Before upgrading our setup, we better check if everything is fine:
(host)$ docker exec dachs bash -c 'gavo val -c ALL'
** WARNING: RD __system__/tests: resource directory '/var/gavo/inputs/__tests' does not exist
** WARNING: RD __system__/run: resource directory '/var/gavo/inputs/__tests' does not exist
From where we should see no errors. Warnings are OK to have.
(host)$ docker run -dt --name dachs_new --link postgres -p 8080:80 \
--volume dachs_data:/var/gavo/inputs chbrandt/dachs:server-1.2
(host)$ docker stop dachs_tmp
(host)$ docker exec -it dachs_new bash
And then, from inside the new container:
(dachs_new)$ gavo serve stop
(dachs_new)$ gavo upgrade
ERROR:
> upgrade ivoa.obscore to obscore 1.1.
...PythonScriptRunner excecuting script update all obscore definitions
Starting ivoa.emptyobscore
Done ivoa.emptyobscore, read 0
Starting dummy
Done dummy, read 0
Making dependent __system__/obscore#create
PythonScriptRunner excecuting script create obscore view
Making dependent __system__/obscore#create
PythonScriptRunner excecuting script create obscore view
ok
> update schemaversion to 13... ok
ok
> Adding column_index column to TAP_SCHEMA.columns"
... ok
> ingesting column_index for TAP-published tables....*X*X* Uncaught exception at toplevel
*** Error: Oops.

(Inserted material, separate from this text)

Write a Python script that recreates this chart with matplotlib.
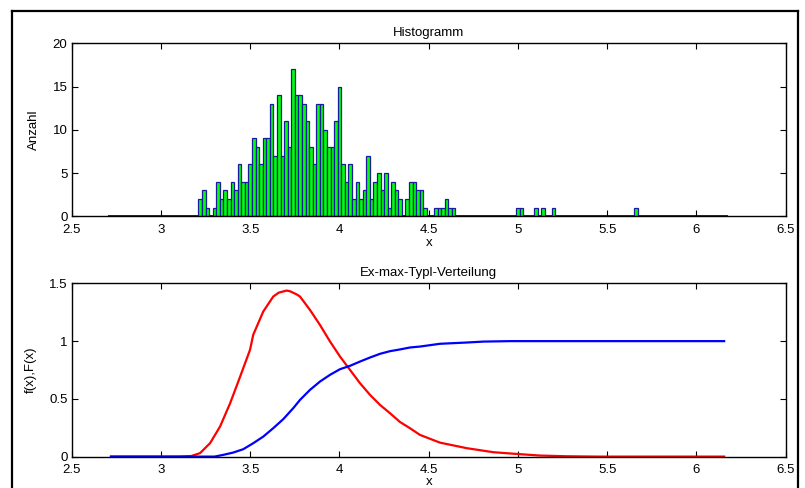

Unhandled exception ProgrammingError.
Exception payload: column "arraysize" of relation "columns" does not
exist LINE 1: ...mn_name, description, unit, ucd, utype, datatype,
arraysize,...
^
*: DaCHS version v0.9.6
is going to be used since that was,
effectively, the version Dachs-on-Docker (DoD) started, and remained there
until recently when people started using it and asked for updates -- when DoD
jumped to v1.2
. So...for historical reasons, like they say.